"Départ de F & D, pour la rentrée de Morges.
Il me paraît étonnement normal de rester
dans le Sud en vacances, et je comprends qu’il me semblait durant toutes ces
années anormal de rentrer pour
retravailler, mais une fois les visiteurs partis sur la longue route du retour,
que je connais si bien, tout de même une petite pointe étonnante de regret de
n’être pas parti avec les amis. « Ma place est auprès de mes
camarades ». Cette phrase m’a hanté durant quelques minutes, puis s’en est
allée dans le lâche soulagement de n’avoir pas d’obligation en Suisse avant la
semaine prochaine. Les « camarades », le mot fait penser à la
chambrée des soldats ou au vestiaire de l’équipe, plus qu’à la salle des
maîtres. Et pourtant je me suis senti solidaire,
un instant, de cet immense effort institutionnel collectif d’éducation, et surtout de ses
acteurs. Je m’interroge sur ce sentiment ténu : après quarante ans, je ne
regrette pas l’enseignement, qui me fatiguait de plus en plus. Je ne regrette
pas l’école, qui m’a toujours demandé un grand effort d’adaptation et d’intégration.

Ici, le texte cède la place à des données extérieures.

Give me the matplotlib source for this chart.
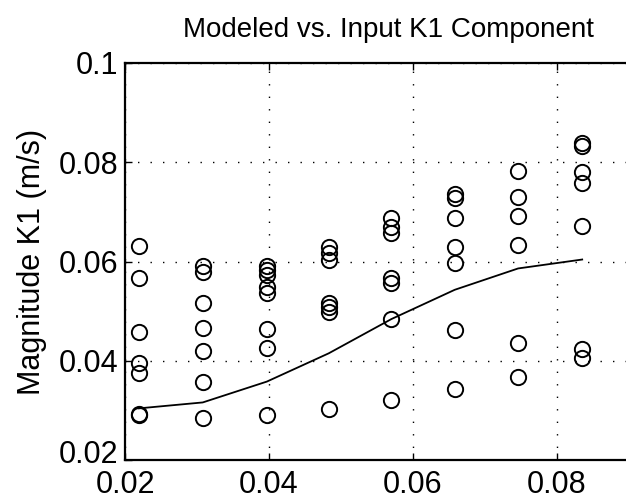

Je ne regrette pas mes 4'000 élèves, que je porte toujours en moi, dans une
grande mémoire un peu involontaire. « Ma place est auprès de mes
camarades » désigne d’ailleurs plutôt un devoir qu’un plaisir, la solidarité avec la horde de chasseurs primitifs
sans lesquels on mourrait seul dans la nuit : mais avec toute la tendresse
que je leur voue, je dois maintenant apprendre que j’ai le droit de les
abandonner à leur destin, ne pouvant plus rien pour eux, et l’enseignement avec
eux. Ce que je devais déjà m’imposer chaque année, aux promotions, pour les élèves
qui partaient dans la vie — mon sort aujourd’hui. Et pourtant, j’ai vu aujourd’hui
les rails commencer à diverger sous mes pieds, à l’aiguillage, et j’ai laissé
partir l’autre train, pour suivre ma propre voie."